Gregor Maria Hanke war seit 2006 Bischof von Eichstätt. Zuvor hatte er 13 Jahre al Abt die Abtei Plankstetten geleitet. Seine Eltern stammen aus dem mährisch-schlesischen Kreis Troppau.
Holger Kruschina
Pfarrer von Nittenau, Bistum Regensburg und Vorsitzender des Sudetendeutschen Priesterwerks wurde über die Bundesliste in die XVIII. Bundesversammlung der Sudetendeutschen Landsmannschaft gewählt.
Lukas Hrabanek
wurde bei der Mitgliederversammlung im März als Beisitzer in den Vorstand des Sudetendeutschen Priesterwerks gewählt. Hier stellt er sich vor:
Ich wurde 1987 in Prag geboren und wuchs in Dejvice/Dewitz auf. Meine Taufe und erste heilige Kommunion empfing ich in der Kirche des heiligen Antonius von Padua in Holešovice/Holleschowitz, meine Firmung aus den Händen von Bischof Jaroslav Škarvada in St. Ignatius in Nové Město/Neustadt. Seit meinem vierten Lebensjahr war ich Messdiener in St. Antonius, im Veitsdom, in St. Vojtěch in Dejvice/Dewitz und schließlich während meiner gesamten Studienzeit in St. Ignatius. Nach der Grundschule besuchte ich das Gymnasium Jižní Město und anschließend das Jan-Neruda-Gymnasium in Mala Strana, zweisprachige Abteilung, wo ich 2007 das tschechische und französische Abitur ablegte. Danach trat ich in das Theologische Konvikt in Olomouc ein und absolvierte dann von 2008 bis 2012 die Katholisch-Theologische Fakultät in Prag. Im Jahr 2011 habe ich im Rahmen des Erasmus-Programms an der Universität Regensburg studiert. Nach meinem Studium arbeitete ich ein halbes Jahr als Pastoralassistent in Kolin in Tschechien. Im Jahr 2013 wurde ich von Bischof Baxant ins bayerische Eichstätt entsandt, um meine Priesterausbildung abzuschließen und an der Theologischen Fakultät der Katholischen Universität Eichstätt-Ingolstadt das Lizentiat in Dogmatischer Theologie zu erwerben. Am 26.7.2014 wurde ich in Litoměřice/Leitmeritz vom Bischof Jan Baxant zum Diakon und am 27.6.2015 zum Priester geweiht. Ein Jahr lang war ich Pfarrvikar in Jablonec nad Nisou/Gablonz an der Neiße, ab 1.Juli 2016 Pfarrer des Pfarrbezirks Mcely/Mzell, ab 15.3.2023 in Louny und Umgebung und dann ab 1.10.2023 in Libochovice/Libochowitz und Umgebung. Zum 15.9.2024 wurde ich zum Präsidenten des Diözesan-Caritasverbandes Litoměřice/Leitmeritz ernannt.
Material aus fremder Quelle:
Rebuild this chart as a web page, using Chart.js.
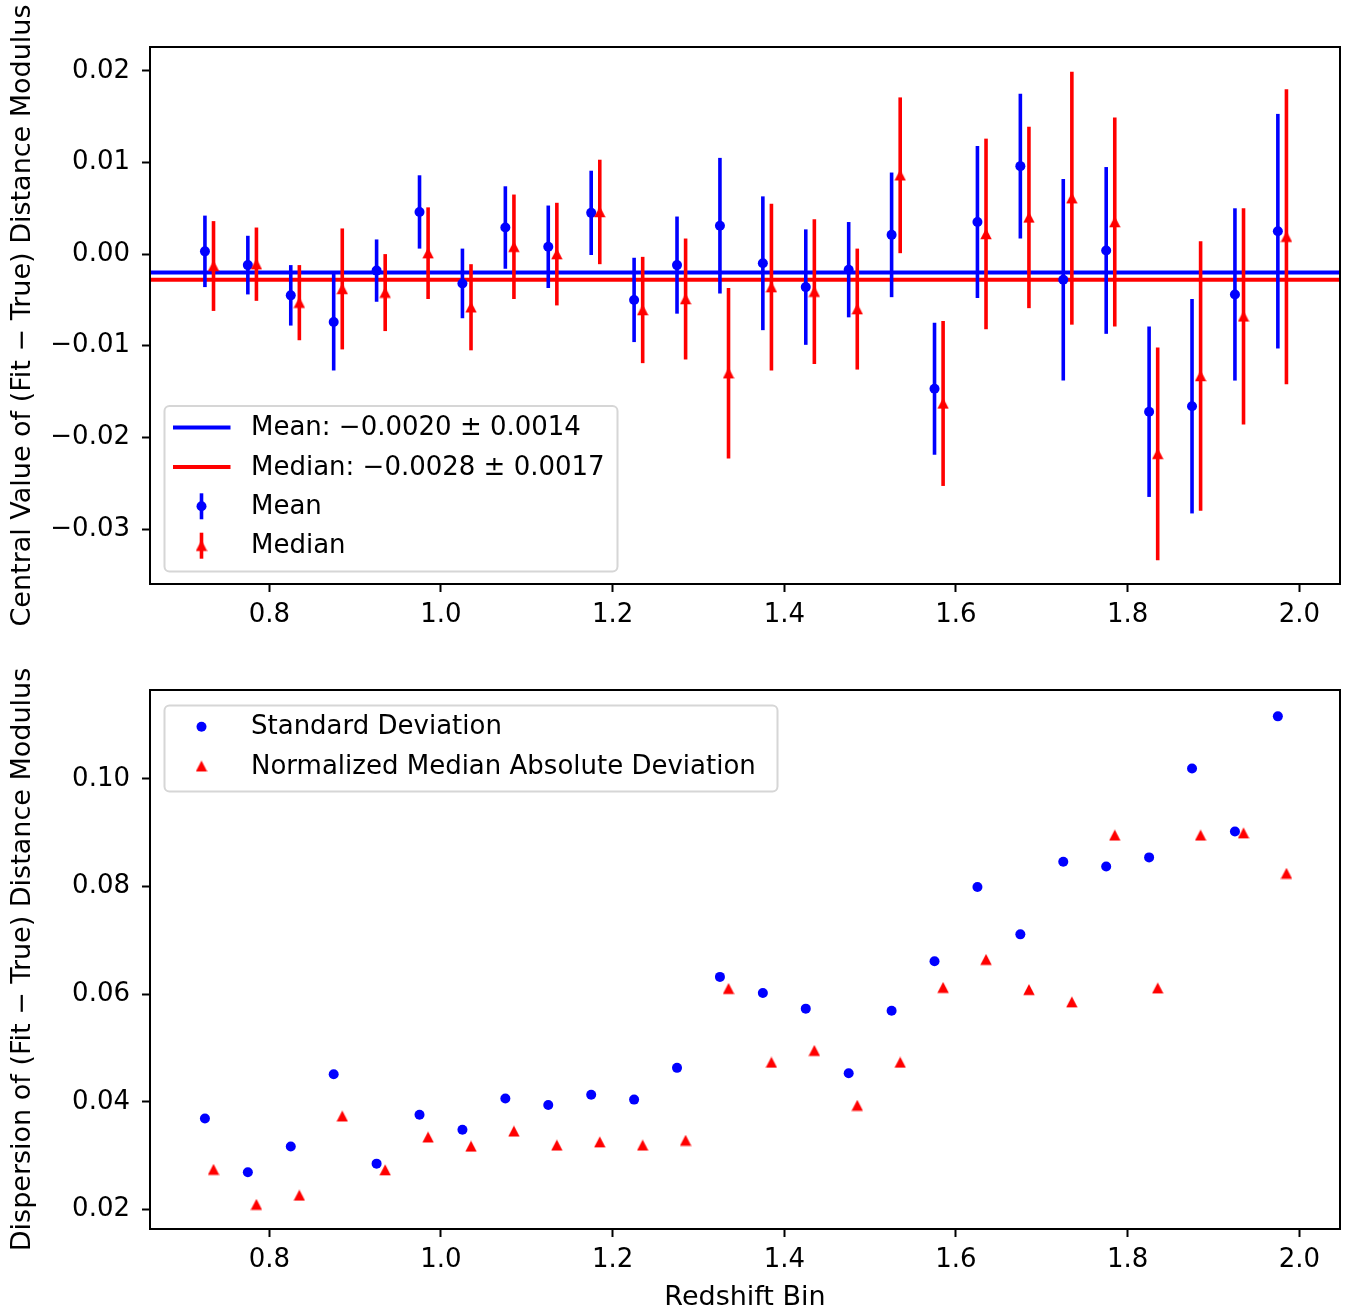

Zu meinen Hobbys gehören Lesen, klassische Musik (ich spielte Klavier) und Sport (ich war ein Tennisspieler).
Im Jahr 2016 nahm ich zum ersten Mal an einem deutsch-tschechischen Priestertreffen in Passau teil. Obwohl ich nur unregelmäßig an den Treffen teilnahm, war ich immer dankbar für die herzliche Aufnahme in der Gemeinschaft der tschechisch-deutschen Priester. Neben den freundschaftlichen Beziehungen schätze ich auch sehr die geistliche Vertiefung: gemeinsame Messe, gemeinsames Gebet, Exerzitien, aber auch die intellektuell-pastorale Weiterbildung, die dank des interessanten Programms während der Treffen stattfindet.